▶ [Direction] Extract the opening line of the entries and every line after it, stopping at and including the line that contains "import * as d3 from 'd3';". Do not include pictures.

=-=-=-=-=

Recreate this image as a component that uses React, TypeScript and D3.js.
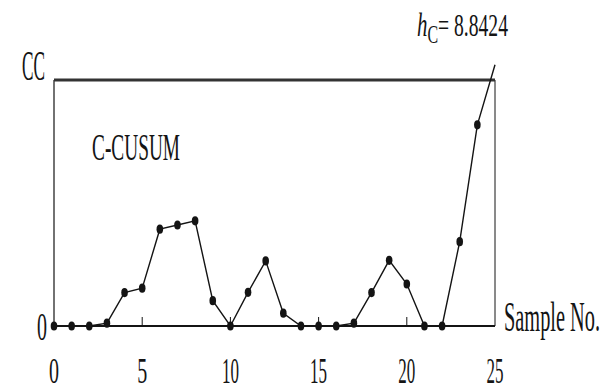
import React from 'react';
import * as d3 from 'd3';

// C-CUSUM statistic per sample
const samples = [0, 1, 2, 3, 4, 5, 6, 7, 8, 9, 10, 11, 12, 13, 14, 15, 16, 17, 18, 19, 20, 21, 22, 23, 24, 25];
const cusum = [0, 0, 0, 0.1, 1.2, 1.36, 3.48, 3.63, 3.78, 0.91, 0, 1.21, 2.34, 0.46, 0, 0, 0, 0.1, 1.2, 2.36, 1.51, 0, 0, 3.03, 7.23, 9.39];
// last sample runs past the limit and has no dot
const hasMarker = samples.map((s) => s < 25);
const xTicks = [0, 5, 10, 15, 20, 25];
const minorTicks = [5, 10, 15, 20];
const hC = 8.8424;

const W = 609;
const H = 387;
const FONT = '"Liberation Serif", "DejaVu Serif", serif';
const INK = '#141414';

const App: React.FC = () => {
  const x = d3.scaleLinear().domain([0, 25]).range([54, 495]);
  const y = d3.scaleLinear().domain([0, hC]).range([326, 80]);

  const pts = samples.map((s, i) => ({ s, v: cusum[i], m: hasMarker[i] }));
  const path = d3
    .line<{ s: number; v: number }>()
    .x((d) => x(d.s))
    .y((d) => y(d.v))(pts);

  return (
    <svg width={W} height={H} style={{ position: 'absolute', left: 0, top: 0, background: '#fff' }}>
      {/* frame */}
      <line x1={x(0)} x2={x(0)} y1={y(hC)} y2={y(0)} stroke={INK} strokeWidth={1.2} />
      <line x1={x(25)} x2={x(25)} y1={y(hC)} y2={y(0)} stroke={INK} strokeWidth={1} />
      <line x1={x(0)} x2={x(25)} y1={y(hC)} y2={y(hC)} stroke="#333" strokeWidth={3} />
      <line x1={x(0)} x2={x(25)} y1={y(0)} y2={y(0)} stroke={INK} strokeWidth={2} />
      {minorTicks.map((t) => (
        <line key={t} x1={x(t)} x2={x(t)} y1={y(0)} y2={y(0) - 9} stroke={INK} strokeWidth={1} />
      ))}

      {/* series */}
      <path d={path || ''} fill="none" stroke={INK} strokeWidth={1.4} />
      {pts.filter((p) => p.m).map((p) => (
        <ellipse key={p.s} cx={x(p.s)} cy={y(p.v)} rx={3.3} ry={4.6} fill={INK} />
      ))}

      {/* tick labels */}
      {xTicks.map((t) => {
        const w = t < 10 ? 10 : 17;
        return (
          <text key={t} x={x(t) - w / 2} y={383} fontFamily={FONT} fontSize={35} fill={INK}
            textLength={w} lengthAdjust="spacingAndGlyphs">
            {t}
          </text>
        );
      })}

      <text x={37} y={340} fontFamily={FONT} fontSize={40} fill={INK} textLength={10} lengthAdjust="spacingAndGlyphs">0</text>
      <text x={22} y={80} fontFamily={FONT} fontSize={42} fill={INK} textLength={23} lengthAdjust="spacingAndGlyphs">CC</text>
      <text x={92} y={160} fontFamily={FONT} fontSize={38} fill={INK} textLength={88} lengthAdjust="spacingAndGlyphs">C-CUSUM</text>
      <text x={504} y={331} fontFamily={FONT} fontSize={42} fill={INK} textLength={96} lengthAdjust="spacingAndGlyphs">Sample No.</text>

      {/* limit label */}
      <text x={417} y={36} fontFamily={FONT} fontSize={32} fill={INK} textLength={91} lengthAdjust="spacingAndGlyphs">
        <tspan fontStyle="italic" fontSize={34}>h</tspan>
        <tspan fontSize={26} dy={7}>C</tspan>
        <tspan dy={-7}>= 8.8424</tspan>
      </text>
    </svg>
  );
};

export default App;
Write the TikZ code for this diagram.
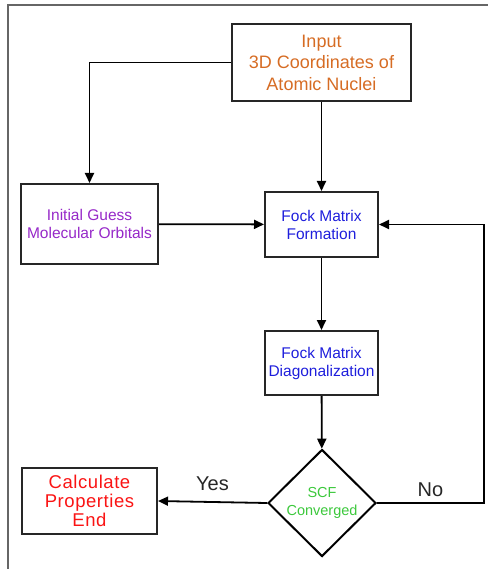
\documentclass[tikz,border=0pt]{standalone}
\usepackage{fontspec}
\setmainfont{Liberation Sans}
\newfontfamily\spacedfont[LetterSpace=3]{Liberation Sans}
\usetikzlibrary{shapes.geometric,arrows.meta}
\definecolor{inorange}{RGB}{214,108,36}
\definecolor{guesspurple}{RGB}{150,40,200}
\definecolor{fockblue}{RGB}{30,30,220}
\definecolor{scfgreen}{RGB}{60,200,60}
\definecolor{endred}{RGB}{250,20,20}

\begin{document}
\begin{tikzpicture}[x=1pt,y=-1pt,->,>={Triangle[length=10pt,width=9pt]},line width=1.8pt,
  box/.style={rectangle,draw=black!85,line width=2pt,align=center,inner sep=0pt},
  test/.style={diamond,draw=black,line width=2pt,align=center,inner sep=0pt,minimum width=108pt,minimum height=107pt},
  lbl/.style={font=\fontsize{20}{22}\selectfont,text=black!85}]
  \useasboundingbox (0,0) rectangle (488,569);
  % frame
  \draw[-,line width=1.5pt,black!60] (8,569) -- (8,5) -- (488,5);

  \node[box,minimum width=179pt,minimum height=77pt,text=inorange,font=\fontsize{18}{21.5}\selectfont] (input) at (321.5,62.5) {Input\\3D Coordinates of\\Atomic Nuclei};
  \node[box,minimum width=137pt,minimum height=80pt,text=guesspurple,font=\fontsize{15.5}{18}\selectfont] (guess) at (89.5,224) {Initial Guess\\Molecular Orbitals};
  \node[box,minimum width=113pt,minimum height=65pt,text=fockblue,font=\fontsize{15.5}{18}\selectfont] (form) at (321.5,224.5) {Fock Matrix\\Formation};
  \node[box,minimum width=113pt,minimum height=64pt,text=fockblue,font=\fontsize{15.5}{18}\selectfont] (diag) at (321.5,363) {Fock Matrix\\Diagonalization};
  \node[test,text=scfgreen,font=\fontsize{14.5}{18}\selectfont] (conv) at (322,503) {SCF\\Converged};
  \node[box,minimum width=135pt,minimum height=66pt,text=endred,font=\spacedfont\fontsize{18.5}{19}\selectfont] (calc) at (89.5,501) {Calculate\\Properties\\End};

  \coordinate (back) at (484,229);

  \draw (input.west) -| (guess.north);
  \draw (input) -- (form);
  \draw (guess) -- (form);
  \draw (form) -- (diag);
  \draw (diag) -- (conv);
  \draw (conv.west) -- node[lbl,above=7pt] {Yes} (calc.east);
  \draw (conv.east) -- node[lbl,above=2pt] {No} (conv.east -| back) |- (form.east);
\end{tikzpicture}
\end{document}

=-=-=-=-=

▶ [Result]
Recreate this image as a component that uses React, TypeScript and D3.js.
import React from 'react';
import * as d3 from 'd3';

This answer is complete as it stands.